_Material provided_.
----------------------------------------

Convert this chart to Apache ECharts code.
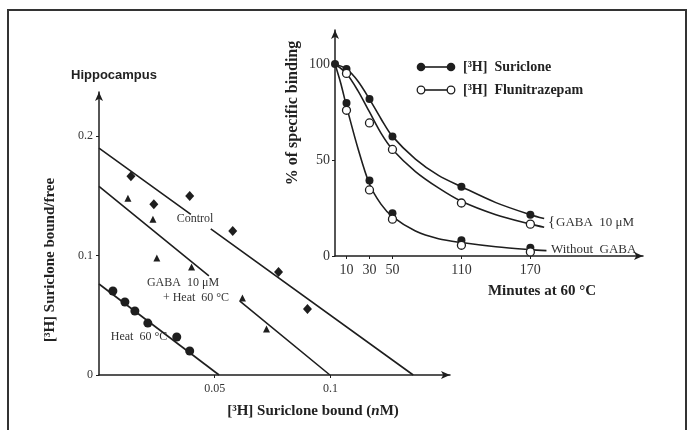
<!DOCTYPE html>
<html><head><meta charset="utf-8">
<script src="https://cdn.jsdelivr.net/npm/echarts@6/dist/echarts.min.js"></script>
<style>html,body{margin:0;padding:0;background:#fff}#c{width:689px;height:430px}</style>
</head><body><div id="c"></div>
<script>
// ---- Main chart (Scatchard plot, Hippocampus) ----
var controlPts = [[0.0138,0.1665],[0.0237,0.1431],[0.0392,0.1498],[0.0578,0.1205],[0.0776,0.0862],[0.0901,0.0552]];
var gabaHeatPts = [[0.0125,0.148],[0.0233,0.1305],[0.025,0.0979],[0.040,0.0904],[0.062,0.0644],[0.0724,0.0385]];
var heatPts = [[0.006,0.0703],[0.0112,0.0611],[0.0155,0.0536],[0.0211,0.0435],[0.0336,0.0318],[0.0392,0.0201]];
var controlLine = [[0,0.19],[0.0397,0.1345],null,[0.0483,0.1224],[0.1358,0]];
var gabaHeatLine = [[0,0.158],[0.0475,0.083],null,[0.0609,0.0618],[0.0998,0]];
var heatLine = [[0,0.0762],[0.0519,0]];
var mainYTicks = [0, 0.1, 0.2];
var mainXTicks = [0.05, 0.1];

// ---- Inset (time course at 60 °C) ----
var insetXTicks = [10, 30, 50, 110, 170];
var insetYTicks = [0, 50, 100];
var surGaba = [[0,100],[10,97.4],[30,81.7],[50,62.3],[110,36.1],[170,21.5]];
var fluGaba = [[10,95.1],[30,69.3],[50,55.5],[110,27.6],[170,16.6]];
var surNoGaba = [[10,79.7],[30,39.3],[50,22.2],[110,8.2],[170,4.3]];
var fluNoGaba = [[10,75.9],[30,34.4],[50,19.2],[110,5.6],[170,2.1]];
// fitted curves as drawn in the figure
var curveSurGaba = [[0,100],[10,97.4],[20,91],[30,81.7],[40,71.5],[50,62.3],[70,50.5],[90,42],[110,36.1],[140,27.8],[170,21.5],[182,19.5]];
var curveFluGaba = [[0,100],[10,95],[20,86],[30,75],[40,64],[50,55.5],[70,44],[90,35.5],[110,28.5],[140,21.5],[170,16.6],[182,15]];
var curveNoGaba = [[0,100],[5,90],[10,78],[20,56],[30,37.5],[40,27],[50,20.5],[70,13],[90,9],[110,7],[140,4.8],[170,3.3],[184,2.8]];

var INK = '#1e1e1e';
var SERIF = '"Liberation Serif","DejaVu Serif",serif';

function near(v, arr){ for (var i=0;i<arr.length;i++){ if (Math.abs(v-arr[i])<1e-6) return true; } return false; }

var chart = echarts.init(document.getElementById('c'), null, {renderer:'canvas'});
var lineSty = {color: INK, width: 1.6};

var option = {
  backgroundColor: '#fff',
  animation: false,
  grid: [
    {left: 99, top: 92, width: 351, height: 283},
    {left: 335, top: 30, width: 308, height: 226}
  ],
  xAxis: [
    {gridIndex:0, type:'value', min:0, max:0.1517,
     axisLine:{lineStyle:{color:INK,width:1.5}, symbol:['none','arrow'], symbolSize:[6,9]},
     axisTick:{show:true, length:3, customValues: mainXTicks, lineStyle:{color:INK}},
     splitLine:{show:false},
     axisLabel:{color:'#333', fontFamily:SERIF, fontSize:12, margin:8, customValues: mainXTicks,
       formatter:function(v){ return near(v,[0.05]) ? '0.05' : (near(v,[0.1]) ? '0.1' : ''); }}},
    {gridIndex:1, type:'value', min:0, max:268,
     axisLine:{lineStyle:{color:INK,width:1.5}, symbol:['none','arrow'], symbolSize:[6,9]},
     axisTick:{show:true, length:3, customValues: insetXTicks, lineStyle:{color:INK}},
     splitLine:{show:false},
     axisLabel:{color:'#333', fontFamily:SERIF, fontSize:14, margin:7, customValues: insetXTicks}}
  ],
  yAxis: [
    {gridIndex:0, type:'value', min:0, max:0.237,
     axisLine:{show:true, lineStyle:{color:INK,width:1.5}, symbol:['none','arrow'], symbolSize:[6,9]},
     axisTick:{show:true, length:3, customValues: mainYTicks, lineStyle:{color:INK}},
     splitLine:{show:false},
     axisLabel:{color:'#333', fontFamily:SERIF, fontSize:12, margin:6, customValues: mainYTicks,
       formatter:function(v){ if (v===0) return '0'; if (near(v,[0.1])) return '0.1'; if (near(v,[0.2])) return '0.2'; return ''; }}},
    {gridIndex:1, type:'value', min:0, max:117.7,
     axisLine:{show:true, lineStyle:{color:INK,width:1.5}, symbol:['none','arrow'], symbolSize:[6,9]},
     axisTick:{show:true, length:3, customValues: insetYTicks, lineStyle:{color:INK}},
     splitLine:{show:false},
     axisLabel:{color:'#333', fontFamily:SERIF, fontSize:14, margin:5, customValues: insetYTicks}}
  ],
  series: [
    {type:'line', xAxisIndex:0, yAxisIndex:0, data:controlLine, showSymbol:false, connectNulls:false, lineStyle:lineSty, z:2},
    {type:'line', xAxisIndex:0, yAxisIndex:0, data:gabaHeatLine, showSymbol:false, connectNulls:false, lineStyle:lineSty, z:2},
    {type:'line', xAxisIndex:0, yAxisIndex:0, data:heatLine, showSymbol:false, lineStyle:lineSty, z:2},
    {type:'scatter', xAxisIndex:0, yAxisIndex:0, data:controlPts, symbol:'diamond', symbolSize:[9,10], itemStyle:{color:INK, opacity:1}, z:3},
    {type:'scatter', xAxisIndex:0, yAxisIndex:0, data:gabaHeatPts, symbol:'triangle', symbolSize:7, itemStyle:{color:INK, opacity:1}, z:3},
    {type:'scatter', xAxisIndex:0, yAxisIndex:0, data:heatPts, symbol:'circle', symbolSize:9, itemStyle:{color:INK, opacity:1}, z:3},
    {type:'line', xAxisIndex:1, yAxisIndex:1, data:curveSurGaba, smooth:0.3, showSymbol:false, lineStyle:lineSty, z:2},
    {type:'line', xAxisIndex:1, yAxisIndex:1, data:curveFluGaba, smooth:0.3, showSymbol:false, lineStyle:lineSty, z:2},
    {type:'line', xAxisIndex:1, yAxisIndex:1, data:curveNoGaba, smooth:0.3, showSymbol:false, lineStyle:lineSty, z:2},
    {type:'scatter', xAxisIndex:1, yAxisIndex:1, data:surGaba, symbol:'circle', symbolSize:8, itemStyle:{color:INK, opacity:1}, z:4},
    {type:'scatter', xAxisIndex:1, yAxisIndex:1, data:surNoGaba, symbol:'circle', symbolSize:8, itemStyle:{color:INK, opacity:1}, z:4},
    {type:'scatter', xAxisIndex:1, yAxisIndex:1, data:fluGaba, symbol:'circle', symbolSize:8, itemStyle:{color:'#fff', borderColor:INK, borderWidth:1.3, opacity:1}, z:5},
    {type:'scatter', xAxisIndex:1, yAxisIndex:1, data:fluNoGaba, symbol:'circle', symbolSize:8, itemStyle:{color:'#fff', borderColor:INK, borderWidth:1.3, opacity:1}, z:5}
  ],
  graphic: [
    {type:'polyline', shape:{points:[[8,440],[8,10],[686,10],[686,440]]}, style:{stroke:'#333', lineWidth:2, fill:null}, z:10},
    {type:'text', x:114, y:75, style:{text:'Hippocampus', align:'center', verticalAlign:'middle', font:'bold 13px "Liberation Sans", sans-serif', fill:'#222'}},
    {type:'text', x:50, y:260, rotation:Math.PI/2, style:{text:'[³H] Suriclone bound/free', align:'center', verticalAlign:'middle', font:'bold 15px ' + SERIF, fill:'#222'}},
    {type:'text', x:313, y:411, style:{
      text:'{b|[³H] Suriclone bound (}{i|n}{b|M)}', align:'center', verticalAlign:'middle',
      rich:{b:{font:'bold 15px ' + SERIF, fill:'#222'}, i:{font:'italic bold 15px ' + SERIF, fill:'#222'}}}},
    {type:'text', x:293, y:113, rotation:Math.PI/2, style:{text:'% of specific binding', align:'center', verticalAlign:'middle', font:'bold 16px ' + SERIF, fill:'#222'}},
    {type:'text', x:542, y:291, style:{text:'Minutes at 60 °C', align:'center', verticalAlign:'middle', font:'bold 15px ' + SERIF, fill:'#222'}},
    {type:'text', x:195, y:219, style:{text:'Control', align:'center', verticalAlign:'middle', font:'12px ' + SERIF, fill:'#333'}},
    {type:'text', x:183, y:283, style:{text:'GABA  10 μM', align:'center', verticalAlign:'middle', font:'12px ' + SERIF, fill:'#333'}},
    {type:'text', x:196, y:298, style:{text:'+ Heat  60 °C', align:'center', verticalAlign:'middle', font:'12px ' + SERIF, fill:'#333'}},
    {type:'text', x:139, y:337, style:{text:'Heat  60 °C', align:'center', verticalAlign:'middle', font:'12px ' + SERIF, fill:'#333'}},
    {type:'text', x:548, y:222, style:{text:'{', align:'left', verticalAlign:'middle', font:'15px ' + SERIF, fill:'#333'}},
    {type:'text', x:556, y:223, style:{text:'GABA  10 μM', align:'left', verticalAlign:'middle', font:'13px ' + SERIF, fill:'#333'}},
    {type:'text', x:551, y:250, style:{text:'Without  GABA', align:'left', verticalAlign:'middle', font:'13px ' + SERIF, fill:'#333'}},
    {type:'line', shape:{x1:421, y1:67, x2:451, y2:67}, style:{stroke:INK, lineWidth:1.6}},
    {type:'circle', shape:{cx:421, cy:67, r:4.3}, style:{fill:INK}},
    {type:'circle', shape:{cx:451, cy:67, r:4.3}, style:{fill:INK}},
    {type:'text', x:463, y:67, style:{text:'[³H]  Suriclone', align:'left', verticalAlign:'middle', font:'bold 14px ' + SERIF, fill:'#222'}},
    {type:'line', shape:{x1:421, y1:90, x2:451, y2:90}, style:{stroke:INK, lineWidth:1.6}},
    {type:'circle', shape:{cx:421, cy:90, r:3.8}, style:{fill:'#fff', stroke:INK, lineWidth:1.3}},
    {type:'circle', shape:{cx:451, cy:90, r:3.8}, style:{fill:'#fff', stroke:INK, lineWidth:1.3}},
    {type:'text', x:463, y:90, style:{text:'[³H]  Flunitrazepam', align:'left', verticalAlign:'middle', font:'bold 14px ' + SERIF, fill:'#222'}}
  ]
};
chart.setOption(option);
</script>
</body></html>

----------------------------------------

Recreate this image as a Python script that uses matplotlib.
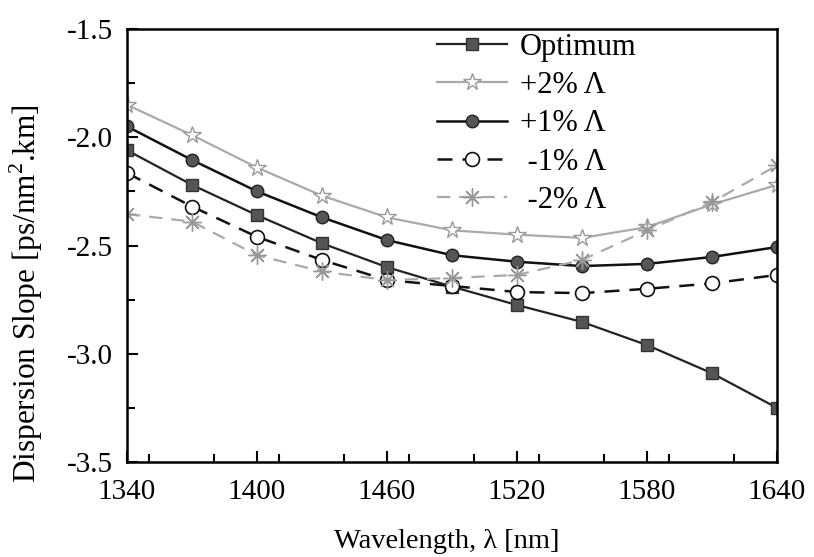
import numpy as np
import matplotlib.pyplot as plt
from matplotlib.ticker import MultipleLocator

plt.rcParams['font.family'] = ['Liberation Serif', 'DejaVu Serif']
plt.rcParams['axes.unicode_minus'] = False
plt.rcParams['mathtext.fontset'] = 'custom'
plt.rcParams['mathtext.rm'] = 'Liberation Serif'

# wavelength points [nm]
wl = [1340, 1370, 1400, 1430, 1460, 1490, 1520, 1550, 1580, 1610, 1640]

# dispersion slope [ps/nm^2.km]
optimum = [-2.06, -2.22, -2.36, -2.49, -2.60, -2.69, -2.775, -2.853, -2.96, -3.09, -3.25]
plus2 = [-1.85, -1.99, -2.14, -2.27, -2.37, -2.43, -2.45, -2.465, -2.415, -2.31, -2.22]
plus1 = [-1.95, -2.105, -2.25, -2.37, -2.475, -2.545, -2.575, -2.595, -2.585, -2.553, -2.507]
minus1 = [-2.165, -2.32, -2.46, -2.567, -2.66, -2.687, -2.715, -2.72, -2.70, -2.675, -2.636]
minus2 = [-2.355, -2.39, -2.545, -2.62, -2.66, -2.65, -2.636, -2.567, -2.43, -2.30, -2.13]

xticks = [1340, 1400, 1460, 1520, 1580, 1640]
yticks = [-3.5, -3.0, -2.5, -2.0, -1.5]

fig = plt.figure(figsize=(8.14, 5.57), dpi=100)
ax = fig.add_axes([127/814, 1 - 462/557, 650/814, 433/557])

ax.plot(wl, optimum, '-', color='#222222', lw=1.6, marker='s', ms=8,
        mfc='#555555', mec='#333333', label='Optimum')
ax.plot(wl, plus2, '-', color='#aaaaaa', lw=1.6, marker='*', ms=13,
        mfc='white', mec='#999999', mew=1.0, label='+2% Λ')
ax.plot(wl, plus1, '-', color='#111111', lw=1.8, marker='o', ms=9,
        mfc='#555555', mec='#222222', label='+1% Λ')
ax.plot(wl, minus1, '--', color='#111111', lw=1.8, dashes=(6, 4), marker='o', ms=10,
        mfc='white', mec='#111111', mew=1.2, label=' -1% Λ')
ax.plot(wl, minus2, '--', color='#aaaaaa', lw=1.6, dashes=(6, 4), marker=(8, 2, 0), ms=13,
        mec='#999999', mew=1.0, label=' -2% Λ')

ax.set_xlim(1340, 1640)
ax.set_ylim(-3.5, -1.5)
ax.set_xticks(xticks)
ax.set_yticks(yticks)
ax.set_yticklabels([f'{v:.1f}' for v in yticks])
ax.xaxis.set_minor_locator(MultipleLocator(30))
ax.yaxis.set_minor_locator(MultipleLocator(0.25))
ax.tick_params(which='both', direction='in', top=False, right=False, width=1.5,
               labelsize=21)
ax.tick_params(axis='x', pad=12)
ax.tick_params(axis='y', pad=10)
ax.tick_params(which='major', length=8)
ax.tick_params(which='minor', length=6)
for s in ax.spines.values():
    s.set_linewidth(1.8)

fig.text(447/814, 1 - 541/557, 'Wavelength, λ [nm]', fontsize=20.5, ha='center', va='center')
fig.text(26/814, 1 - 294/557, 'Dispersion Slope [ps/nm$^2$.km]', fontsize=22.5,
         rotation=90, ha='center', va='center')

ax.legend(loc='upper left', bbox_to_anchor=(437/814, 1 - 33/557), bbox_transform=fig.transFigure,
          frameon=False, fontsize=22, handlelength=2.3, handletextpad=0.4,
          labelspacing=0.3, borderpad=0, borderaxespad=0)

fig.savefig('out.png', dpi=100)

----------------------------------------

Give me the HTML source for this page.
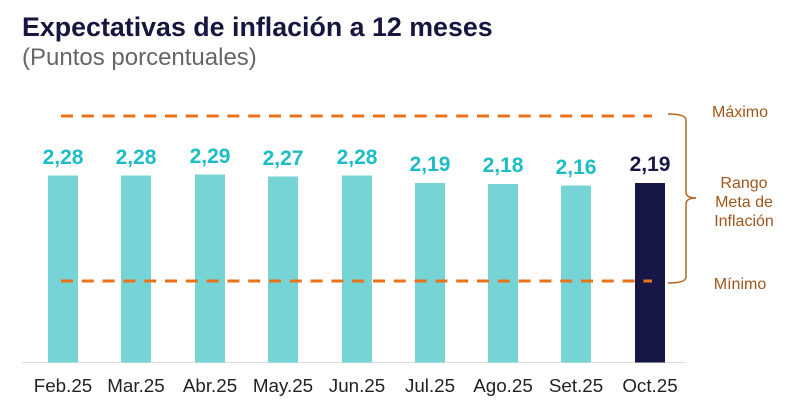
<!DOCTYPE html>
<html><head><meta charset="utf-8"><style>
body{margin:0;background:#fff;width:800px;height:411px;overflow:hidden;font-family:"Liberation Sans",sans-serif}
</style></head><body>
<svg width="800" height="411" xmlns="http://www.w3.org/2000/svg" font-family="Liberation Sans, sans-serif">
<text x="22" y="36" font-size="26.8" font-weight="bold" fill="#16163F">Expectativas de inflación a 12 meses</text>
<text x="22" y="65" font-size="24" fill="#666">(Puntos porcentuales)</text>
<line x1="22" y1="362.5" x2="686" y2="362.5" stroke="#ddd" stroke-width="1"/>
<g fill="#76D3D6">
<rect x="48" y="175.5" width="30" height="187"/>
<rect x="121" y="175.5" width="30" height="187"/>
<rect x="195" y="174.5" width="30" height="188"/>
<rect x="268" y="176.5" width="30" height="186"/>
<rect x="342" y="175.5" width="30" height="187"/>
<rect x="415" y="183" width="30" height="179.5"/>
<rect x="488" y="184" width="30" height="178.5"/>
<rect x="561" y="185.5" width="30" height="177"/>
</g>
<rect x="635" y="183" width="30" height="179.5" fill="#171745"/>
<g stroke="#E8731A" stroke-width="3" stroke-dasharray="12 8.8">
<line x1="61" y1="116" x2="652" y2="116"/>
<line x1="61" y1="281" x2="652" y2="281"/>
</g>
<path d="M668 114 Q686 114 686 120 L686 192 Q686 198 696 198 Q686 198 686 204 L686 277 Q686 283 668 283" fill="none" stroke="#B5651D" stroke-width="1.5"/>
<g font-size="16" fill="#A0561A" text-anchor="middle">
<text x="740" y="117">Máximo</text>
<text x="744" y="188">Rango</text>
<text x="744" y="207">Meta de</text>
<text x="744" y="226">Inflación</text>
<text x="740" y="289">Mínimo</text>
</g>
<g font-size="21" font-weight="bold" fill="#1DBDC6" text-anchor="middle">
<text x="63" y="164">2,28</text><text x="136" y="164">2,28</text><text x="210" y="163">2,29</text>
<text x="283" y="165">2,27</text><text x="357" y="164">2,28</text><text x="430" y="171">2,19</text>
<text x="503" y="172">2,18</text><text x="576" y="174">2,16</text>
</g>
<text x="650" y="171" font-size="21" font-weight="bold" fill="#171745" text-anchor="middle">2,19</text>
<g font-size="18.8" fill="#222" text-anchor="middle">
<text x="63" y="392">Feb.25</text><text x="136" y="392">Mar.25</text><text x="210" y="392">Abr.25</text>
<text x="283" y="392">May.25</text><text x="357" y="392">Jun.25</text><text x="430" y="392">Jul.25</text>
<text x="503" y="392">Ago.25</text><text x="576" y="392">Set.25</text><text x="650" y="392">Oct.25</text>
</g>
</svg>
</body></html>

----------------------------------------

_What you have to do_. Keep the pictures out, and extract only the lines that begin at the one containing "Recreate this image" and end at the one containing "mec='#999999', mew=1.0, label=' -2%", inclusive.

_Exercise result_.
Recreate this image as a Python script that uses matplotlib.
import numpy as np
import matplotlib.pyplot as plt
from matplotlib.ticker import MultipleLocator

plt.rcParams['font.family'] = ['Liberation Serif', 'DejaVu Serif']
plt.rcParams['axes.unicode_minus'] = False
plt.rcParams['mathtext.fontset'] = 'custom'
plt.rcParams['mathtext.rm'] = 'Liberation Serif'

# wavelength points [nm]
wl = [1340, 1370, 1400, 1430, 1460, 1490, 1520, 1550, 1580, 1610, 1640]

# dispersion slope [ps/nm^2.km]
optimum = [-2.06, -2.22, -2.36, -2.49, -2.60, -2.69, -2.775, -2.853, -2.96, -3.09, -3.25]
plus2 = [-1.85, -1.99, -2.14, -2.27, -2.37, -2.43, -2.45, -2.465, -2.415, -2.31, -2.22]
plus1 = [-1.95, -2.105, -2.25, -2.37, -2.475, -2.545, -2.575, -2.595, -2.585, -2.553, -2.507]
minus1 = [-2.165, -2.32, -2.46, -2.567, -2.66, -2.687, -2.715, -2.72, -2.70, -2.675, -2.636]
minus2 = [-2.355, -2.39, -2.545, -2.62, -2.66, -2.65, -2.636, -2.567, -2.43, -2.30, -2.13]

xticks = [1340, 1400, 1460, 1520, 1580, 1640]
yticks = [-3.5, -3.0, -2.5, -2.0, -1.5]

fig = plt.figure(figsize=(8.14, 5.57), dpi=100)
ax = fig.add_axes([127/814, 1 - 462/557, 650/814, 433/557])

ax.plot(wl, optimum, '-', color='#222222', lw=1.6, marker='s', ms=8,
        mfc='#555555', mec='#333333', label='Optimum')
ax.plot(wl, plus2, '-', color='#aaaaaa', lw=1.6, marker='*', ms=13,
        mfc='white', mec='#999999', mew=1.0, label='+2% Λ')
ax.plot(wl, plus1, '-', color='#111111', lw=1.8, marker='o', ms=9,
        mfc='#555555', mec='#222222', label='+1% Λ')
ax.plot(wl, minus1, '--', color='#111111', lw=1.8, dashes=(6, 4), marker='o', ms=10,
        mfc='white', mec='#111111', mew=1.2, label=' -1% Λ')
ax.plot(wl, minus2, '--', color='#aaaaaa', lw=1.6, dashes=(6, 4), marker=(8, 2, 0), ms=13,
        mec='#999999', mew=1.0, label=' -2% Λ')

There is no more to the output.